═══ Information shown

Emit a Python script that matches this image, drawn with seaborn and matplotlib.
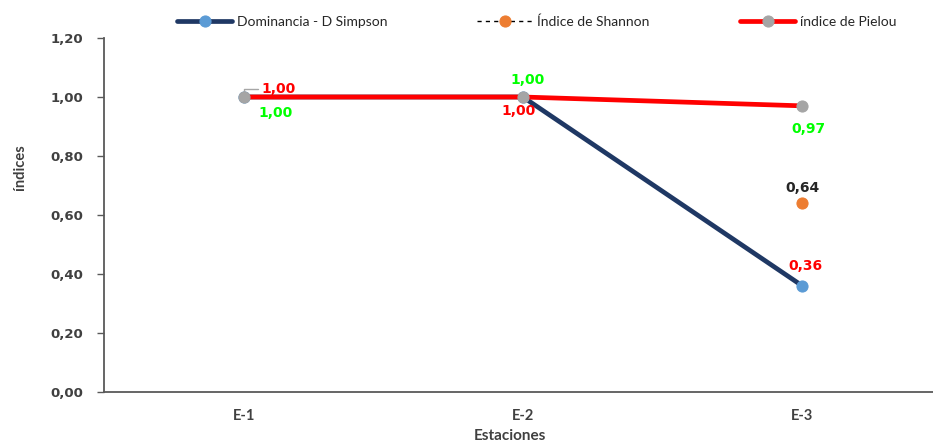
import numpy as np
import pandas as pd
import matplotlib
matplotlib.use("Agg")
import matplotlib.pyplot as plt
import seaborn as sns

# Station indices
estaciones = ["E-1", "E-2", "E-3"]
simpson = [1.00, 1.00, 0.36]
shannon = [np.nan, np.nan, 0.64]
pielou = [1.00, 1.00, 0.97]
yticks = [0.0, 0.2, 0.4, 0.6, 0.8, 1.0, 1.2]

sns.set_theme(style="white")
plt.rcParams["font.family"] = ["DejaVu Sans"]

df = pd.DataFrame({"Estaciones": estaciones, "simpson": simpson,
                   "shannon": shannon, "pielou": pielou})

fig = plt.figure(figsize=(9.33, 4.46), dpi=100)
ax = fig.add_axes([0.1115, 0.1211, 0.898, 0.7937])

txt = "#404040"
navy = "#1F3864"
red = "#FF0000"

sns.lineplot(data=df, x="Estaciones", y="simpson", ax=ax, color=navy, lw=3.4,
             marker="o", markersize=8, markerfacecolor="#5B9BD5",
             markeredgecolor="#5B9BD5", label="Dominancia - D Simpson", zorder=3)
sns.lineplot(data=df, x="Estaciones", y="shannon", ax=ax, color="black", lw=1,
             linestyle=(0, (3, 3)), marker="o", markersize=8,
             markerfacecolor="#ED7D31", markeredgecolor="#ED7D31",
             label="Índice de Shannon", zorder=4)
sns.lineplot(data=df, x="Estaciones", y="pielou", ax=ax, color=red, lw=3.4,
             marker="o", markersize=8, markerfacecolor="#A5A5A5",
             markeredgecolor="#A5A5A5", label="índice de Pielou", zorder=5)

# value labels (offsets in pixels)
lab_kw = dict(textcoords="offset pixels", ha="center", va="center",
              fontsize=10, fontweight="bold", zorder=6)

def fmt(v):
    return f"{v:.2f}".replace(".", ",")

simpson_off = [(35, 8), (-4, -14), (3, 20)]
shannon_off = [None, None, (0, 15)]
pielou_off = [(32, -16), (5, 17), (6, -23)]

for i, v in enumerate(simpson):
    dx, dy = simpson_off[i]
    if i == 0:
        ax.annotate(fmt(v), (i, v), xytext=(dx, dy), color=red,
                    arrowprops=dict(arrowstyle="-", color="#A6A6A6", lw=1,
                                    connectionstyle="angle,angleA=0,angleB=90,rad=0",
                                    shrinkA=14, shrinkB=4, relpos=(0, 0.5)),
                    **lab_kw)
    else:
        ax.annotate(fmt(v), (i, v), xytext=(dx, dy), color=red, **lab_kw)
for i, v in enumerate(shannon):
    if not np.isnan(v):
        dx, dy = shannon_off[i]
        ax.annotate(fmt(v), (i, v), xytext=(dx, dy), color="#262626", **lab_kw)
for i, v in enumerate(pielou):
    dx, dy = pielou_off[i]
    ax.annotate(fmt(v), (i, v), xytext=(dx, dy), color="#00FF00", **lab_kw)

ax.set_xlim(-0.5, 2.5)
ax.set_ylim(0, 1.2)
ax.set_yticks(yticks)
ax.set_yticklabels([fmt(t) for t in yticks], fontsize=9.5, fontweight="bold",
                   color=txt)
ax.set_xticks(range(3))
ax.set_xticklabels(estaciones, fontsize=10.5, fontweight="bold", color=txt,
                   family="Lato")
ax.set_xticks([0.5, 1.5], minor=True)
ax.tick_params(axis="x", which="major", length=0, pad=12)
ax.tick_params(axis="x", which="minor", length=6, direction="in",
               color="#595959", width=1)
ax.tick_params(axis="y", length=5, direction="out", color="#595959", width=1,
               pad=10, left=True)

for s in ["top", "right"]:
    ax.spines[s].set_visible(False)
for s in ["left", "bottom"]:
    ax.spines[s].set_color("#595959")
    ax.spines[s].set_linewidth(1.3)

ax.set_xlabel("Estaciones", fontsize=11, fontweight="bold", color=txt,
              family="Lato")
ax.xaxis.set_label_coords(0.4845, -0.105)
ax.set_ylabel("índices", fontsize=10.5, fontweight="bold", color=txt,
              family="Lato")
ax.yaxis.set_label_coords(-0.092, 0.636)

handles, labels = ax.get_legend_handles_labels()
ax.get_legend().remove()
fig.legend(handles, labels, loc="center", bbox_to_anchor=(0.575, 0.952),
           ncol=3, frameon=False, handlelength=4.0,
           columnspacing=6.5, handletextpad=0.3, labelcolor="#262626",
           prop={"family": "Lato", "size": 10})

fig.savefig("out.png", dpi=100)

══════

Look through the data above. Copy every line with the string "seaborn" in it.

Answer to this problem:
Emit a Python script that matches this image, drawn with seaborn and matplotlib.
import seaborn as sns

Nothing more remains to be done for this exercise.